How one city is streamlining housing construction

Alonso Gutierrez prepares an apartment for a final coat of paint in a San Francisco apartment building under construction in 2018.

Alonso Gutierrez prepares an apartment for a final coat of paint in a San Francisco apartment building under construction in 2018. Paul Chinn/The San Francisco Chronicle via Getty Images

 

Connecting state and local government leaders

San Francisco is required by state law to build 82,000 housing units by 2031, but it won’t even come close if the city maintains its current pace. Mayor London Breed hopes that reducing fees and red tape will spur more development.

San Francisco needs to build 82,000 housing units over the next eight years, but is struggling to get even 3,000 units online annually. Mayor London Breed is looking to recently signed legislation deregulating aspects of the construction process to spark  new development and get more San Franciscans housed. 

High building fees and redundant or even unnecessary policies have choked development in the city, Breed said at Bloomberg Philanthropies’ CityLab conference in Washington, D.C. this week. It can take seven to 10 years for some affordable housing projects to reach completion, a challenge in a city struggling to get more housing online faster to mitigate skyrocketing housing costs. 

“We need to make sure that we get out of our own way when it comes to housing,” Breed said.

To streamline construction, city supervisors in July slashed building impact fees—charges that developers pay to help fund city services—by 33% for the next three years. They also reduced the number of affordable units developers are required to include in a project, though exactly how much depends on the project’s location and where in the construction pipeline it is.  

It’s too soon to know how these changes affect development, but there’s still room to simplify review processes. Like most cities, San Francisco has rules about what kinds of buildings can be built in certain areas, including regulations for building height and setback. With all these requirements already outlined for developers, it doesn’t make sense for the city to slow the process with lengthy permitting reviews, Breed said. 

“These should be over-the-counter permits because most of the time people are following the laws that are already on the books,” she said. 

The levers local officials can pull to spur development are few but mighty.

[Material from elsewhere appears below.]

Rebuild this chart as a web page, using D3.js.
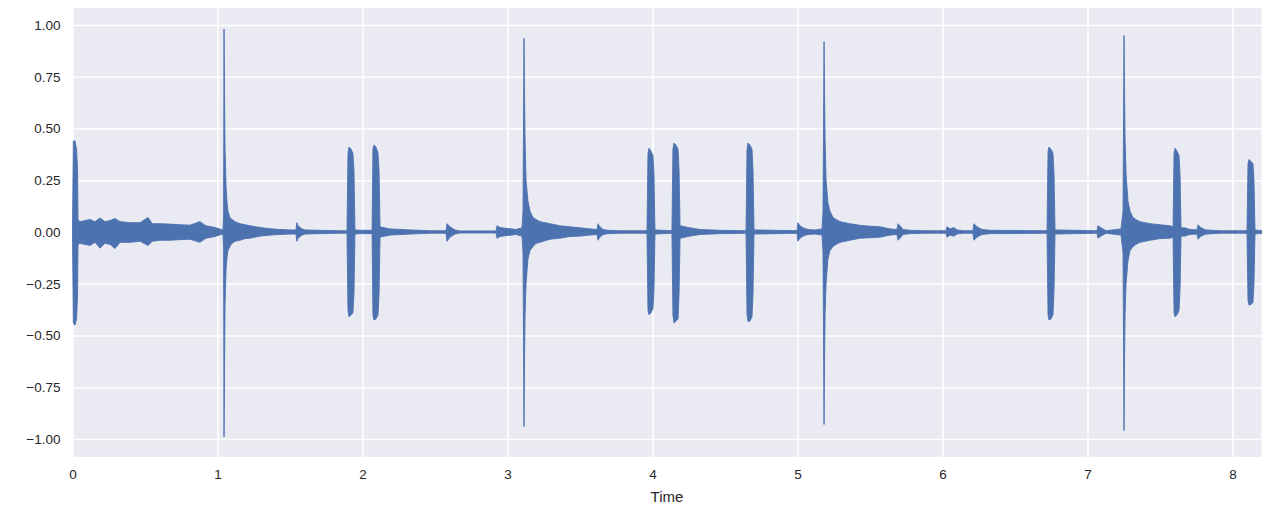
<!DOCTYPE html>
<html>
<head>
<meta charset="utf-8">
<script src="https://cdn.jsdelivr.net/npm/d3@7"></script>
<style>
  html, body { margin: 0; padding: 0; background: #ffffff; }
  svg { display: block; }
  text { font-family: "Liberation Sans", Arial, sans-serif; fill: #262626; }
</style>
</head>
<body>
<svg id="chart" width="1262" height="507"></svg>
<script>
// ---- data ----
const xTicks = [0, 1, 2, 3, 4, 5, 6, 7, 8];
const yTicks = [-1.0, -0.75, -0.5, -0.25, 0.0, 0.25, 0.5, 0.75, 1.0];
const xLabel = "Time";

// envelope of the waveform: time (s), upper and lower amplitude
const envTime = [
  0.000, 0.006, 0.017, 0.028, 0.035, 0.038, 0.052, 0.086, 0.121, 0.155, 0.190, 0.224, 0.259, 0.293, 0.328, 0.397, 0.466, 0.521, 0.550, 0.603, 0.672, 0.741, 0.810, 0.879, 0.920, 0.983, 1.024, 1.038,
  1.042, 1.045, 1.048, 1.052, 1.059, 1.066, 1.072, 1.086, 1.100, 1.121, 1.155, 1.190, 1.224, 1.293, 1.362, 1.431, 1.500, 1.541, 1.548, 1.555, 1.583, 1.603, 1.707, 1.845, 1.893,
  1.900, 1.907, 1.921, 1.934, 1.941, 1.948, 1.983, 2.066,
  2.072, 2.079, 2.093, 2.107, 2.114, 2.121, 2.190, 2.328, 2.466, 2.576, 2.583, 2.603, 2.638, 2.672, 2.921, 2.928, 2.948, 2.983, 3.031, 3.059, 3.100,
  3.107, 3.114, 3.117, 3.121, 3.128, 3.141, 3.155, 3.176, 3.197, 3.224, 3.293, 3.362, 3.431, 3.500, 3.569, 3.617, 3.624, 3.631, 3.659, 3.693, 3.776, 3.962,
  3.969, 3.976, 3.990, 4.003, 4.010, 4.017, 4.134,
  4.141, 4.148, 4.162, 4.176, 4.183, 4.190, 4.259, 4.328, 4.466, 4.645,
  4.652, 4.659, 4.672, 4.686, 4.693, 4.700, 4.997, 5.003, 5.017, 5.038, 5.072, 5.121, 5.169,
  5.176, 5.183, 5.186, 5.190, 5.197, 5.210, 5.224, 5.245, 5.266, 5.293, 5.362, 5.431, 5.500, 5.569, 5.638, 5.686, 5.693, 5.707, 5.728, 5.776, 5.879,
  6.024, 6.031, 6.052, 6.072, 6.079, 6.100, 6.141, 6.210, 6.217, 6.238, 6.272, 6.328, 6.534, 6.721,
  6.728, 6.734, 6.748, 6.762, 6.769, 6.776, 7.066, 7.072, 7.093, 7.128, 7.231,
  7.245, 7.252, 7.255, 7.259, 7.266, 7.279, 7.293, 7.314, 7.334, 7.362, 7.431, 7.500, 7.569, 7.590,
  7.597, 7.604, 7.617, 7.631, 7.638, 7.645, 7.672, 7.707, 7.755, 7.762, 7.783, 7.817, 7.914, 8.100,
  8.107, 8.114, 8.128, 8.141, 8.148, 8.155, 8.203
];
const envUpper = [
  0.020, 0.440, 0.440, 0.400, 0.300, 0.060, 0.050, 0.055, 0.060, 0.050, 0.068, 0.050, 0.055, 0.065, 0.050, 0.045, 0.045, 0.070, 0.040, 0.040, 0.038, 0.035, 0.033, 0.050, 0.030, 0.022, 0.012, 0.010,
  0.080, 0.980, 0.700, 0.400, 0.220, 0.140, 0.100, 0.070, 0.060, 0.050, 0.040, 0.035, 0.030, 0.022, 0.016, 0.012, 0.010, 0.010, 0.045, 0.030, 0.015, 0.010, 0.008, 0.006, 0.006,
  0.380, 0.410, 0.400, 0.380, 0.300, 0.010, 0.008, 0.008,
  0.400, 0.420, 0.410, 0.380, 0.300, 0.025, 0.015, 0.010, 0.006, 0.006, 0.040, 0.025, 0.010, 0.005, 0.005, 0.030, 0.022, 0.018, 0.015, 0.012, 0.020,
  0.100, 0.935, 0.700, 0.450, 0.250, 0.150, 0.100, 0.070, 0.060, 0.050, 0.040, 0.030, 0.025, 0.020, 0.015, 0.012, 0.040, 0.030, 0.012, 0.008, 0.006, 0.006,
  0.380, 0.405, 0.390, 0.370, 0.280, 0.010, 0.006,
  0.400, 0.430, 0.420, 0.400, 0.300, 0.030, 0.020, 0.012, 0.008, 0.006,
  0.400, 0.430, 0.420, 0.400, 0.300, 0.010, 0.006, 0.045, 0.030, 0.020, 0.012, 0.010, 0.015,
  0.100, 0.920, 0.700, 0.450, 0.250, 0.140, 0.100, 0.070, 0.060, 0.050, 0.040, 0.032, 0.028, 0.025, 0.015, 0.012, 0.040, 0.030, 0.012, 0.008, 0.006,
  0.006, 0.025, 0.015, 0.020, 0.020, 0.010, 0.006, 0.006, 0.040, 0.025, 0.012, 0.008, 0.007, 0.006,
  0.390, 0.410, 0.400, 0.380, 0.280, 0.010, 0.006, 0.030, 0.020, 0.006, 0.015,
  0.100, 0.950, 0.700, 0.450, 0.280, 0.150, 0.100, 0.070, 0.060, 0.050, 0.040, 0.035, 0.030, 0.025,
  0.380, 0.405, 0.390, 0.370, 0.280, 0.020, 0.020, 0.012, 0.010, 0.035, 0.020, 0.010, 0.006, 0.006,
  0.330, 0.350, 0.340, 0.330, 0.250, 0.010, 0.006
];
const envLower = [
  -0.020, -0.440, -0.450, -0.420, -0.300, -0.060, -0.055, -0.060, -0.065, -0.050, -0.078, -0.055, -0.060, -0.080, -0.050, -0.050, -0.045, -0.065, -0.045, -0.040, -0.040, -0.037, -0.035, -0.050, -0.030, -0.022, -0.012, -0.010,
  -0.080, -0.990, -0.700, -0.350, -0.180, -0.120, -0.090, -0.070, -0.055, -0.045, -0.040, -0.032, -0.030, -0.020, -0.015, -0.012, -0.010, -0.010, -0.045, -0.030, -0.015, -0.010, -0.008, -0.006, -0.006,
  -0.380, -0.410, -0.400, -0.390, -0.300, -0.010, -0.008, -0.008,
  -0.400, -0.425, -0.420, -0.400, -0.300, -0.025, -0.015, -0.010, -0.006, -0.006, -0.045, -0.025, -0.010, -0.005, -0.005, -0.030, -0.022, -0.018, -0.015, -0.012, -0.020,
  -0.100, -0.940, -0.650, -0.400, -0.250, -0.130, -0.090, -0.070, -0.055, -0.050, -0.035, -0.030, -0.022, -0.020, -0.015, -0.012, -0.040, -0.030, -0.012, -0.008, -0.006, -0.006,
  -0.380, -0.400, -0.390, -0.370, -0.280, -0.010, -0.006,
  -0.400, -0.440, -0.430, -0.420, -0.300, -0.030, -0.020, -0.012, -0.008, -0.006,
  -0.400, -0.433, -0.430, -0.410, -0.300, -0.010, -0.006, -0.045, -0.030, -0.020, -0.012, -0.010, -0.015,
  -0.100, -0.930, -0.650, -0.400, -0.250, -0.130, -0.090, -0.070, -0.060, -0.050, -0.040, -0.030, -0.028, -0.025, -0.015, -0.012, -0.040, -0.030, -0.012, -0.008, -0.006,
  -0.006, -0.025, -0.015, -0.020, -0.020, -0.010, -0.006, -0.006, -0.040, -0.025, -0.012, -0.008, -0.007, -0.006,
  -0.400, -0.425, -0.420, -0.400, -0.280, -0.010, -0.006, -0.030, -0.020, -0.006, -0.015,
  -0.100, -0.960, -0.650, -0.400, -0.250, -0.140, -0.090, -0.070, -0.060, -0.050, -0.040, -0.032, -0.030, -0.025,
  -0.390, -0.410, -0.400, -0.380, -0.280, -0.020, -0.020, -0.012, -0.010, -0.035, -0.020, -0.010, -0.006, -0.006,
  -0.330, -0.353, -0.350, -0.340, -0.250, -0.010, -0.006
];

// ---- layout ----
const margin = { left: 72.5, right: 0.5, top: 8, bottom: 50 };
const W = 1262, H = 507;
const svg = d3.select("#chart");

const x = d3.scaleLinear().domain([0, 8.2]).range([margin.left, W - margin.right]);
const y = d3.scaleLinear().domain([-1.087, 1.082]).range([H - margin.bottom, margin.top]);

// background
svg.append("rect")
  .attr("x", x.range()[0]).attr("y", margin.top)
  .attr("width", x.range()[1] - x.range()[0])
  .attr("height", (H - margin.bottom) - margin.top)
  .attr("fill", "#EAEAF2");

// gridlines via axes
const gx = svg.append("g")
  .attr("transform", `translate(0,${H - margin.bottom})`)
  .call(d3.axisBottom(x).tickValues(xTicks).tickFormat(d3.format("d"))
    .tickSize(-(H - margin.bottom - margin.top)).tickPadding(12));
gx.select(".domain").remove();
gx.selectAll(".tick line").attr("stroke", "#ffffff").attr("stroke-width", 1.6);
gx.selectAll(".tick text").style("font-size", "13.5px").attr("fill", "#262626");

const gy = svg.append("g")
  .attr("transform", `translate(${margin.left},0)`)
  .call(d3.axisLeft(y).tickValues(yTicks).tickFormat(d3.format(".2f"))
    .tickSize(-(x.range()[1] - x.range()[0])).tickPadding(12));
gy.select(".domain").remove();
gy.selectAll(".tick line").attr("stroke", "#ffffff").attr("stroke-width", 1.6);
gy.selectAll(".tick text").style("font-size", "13.5px").attr("fill", "#262626");

// waveform envelope
const env = envTime.map((t, i) => ({ t, hi: envUpper[i], lo: envLower[i] }));
const area = d3.area()
  .x(d => x(d.t))
  .y0(d => y(d.lo))
  .y1(d => y(d.hi));

svg.append("path")
  .datum(env)
  .attr("d", area)
  .attr("fill", "#4C72B0")
  .attr("stroke", "#4C72B0")
  .attr("stroke-width", 0.9)
  .attr("stroke-linejoin", "round");

// x label
svg.append("text")
  .attr("x", (x.range()[0] + x.range()[1]) / 2)
  .attr("y", 502)
  .attr("text-anchor", "middle")
  .style("font-size", "15px")
  .text(xLabel);
</script>
</body>
</html>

Allowing large multifamily buildings to be constructed in the hearts of cities, eliminating minimum lot size requirements and permitting manufactured housing in more places are among the most powerful decisions local governments can make, said Emily Hamilton, director of the Urbanity Project at the Mercatus Center at George Mason University. 

These approaches, she said, “are solutions that have proven to be able to deliver more and less-expensive housing at scale.”

Community buy-in continues to be a challenge, Breed said. Opponents of new development can stall construction through processes like requesting unnecessary environmental reviews. 

But a state law is helping San Francisco get around some of those challenges. Last week, Gov. Gavin Newsom signed a bill that extends and expands 2017 legislation that streamlined housing processes. SB 35, which was set to expire in 2026 but is now in force until 2036, requires cities to quickly approve multifamily projects that meet standard development parameters. It has helped create 18,000 affordable units over the last five years. 

“It's been very tough to really deregulate some of the requirements around housing, and it's really why the state changes put us in a better position,” Breed said. With laws like SB35, cities have more ways to push forward housing projects that face local opposition.

The White House has also encouraged cities to reconsider their housing construction regulations. In July, the Biden administration announced a new $85 million program that would help communities identify and remove obstacles to housing development. 

Federal interest in housing deregulation is growing, Hamilton said, and that could be both a blessing and a curse. Increased awareness at the federal level may mean more resources for localities addressing affordable housing challenges, but it also risks turning housing into a partisan issue at the federal level. 

“I would like to see some of this state and local experimentation that we've seen really accelerating over the past decade have a little bit more chance to play out,” she said at Thursday’s event. 

Despite the daunting challenges, there are reasons to be optimistic about the future of housing deregulation, Breed said. Residents are coming to terms with how high rents and mortgage payments  are forcing longtime residents out of the city, and a new generation of housing advocates are more open to policies that encourage development. 

“They're pushing for an opportunity for future generations to have access to housing in places they grew up in,” Breed said.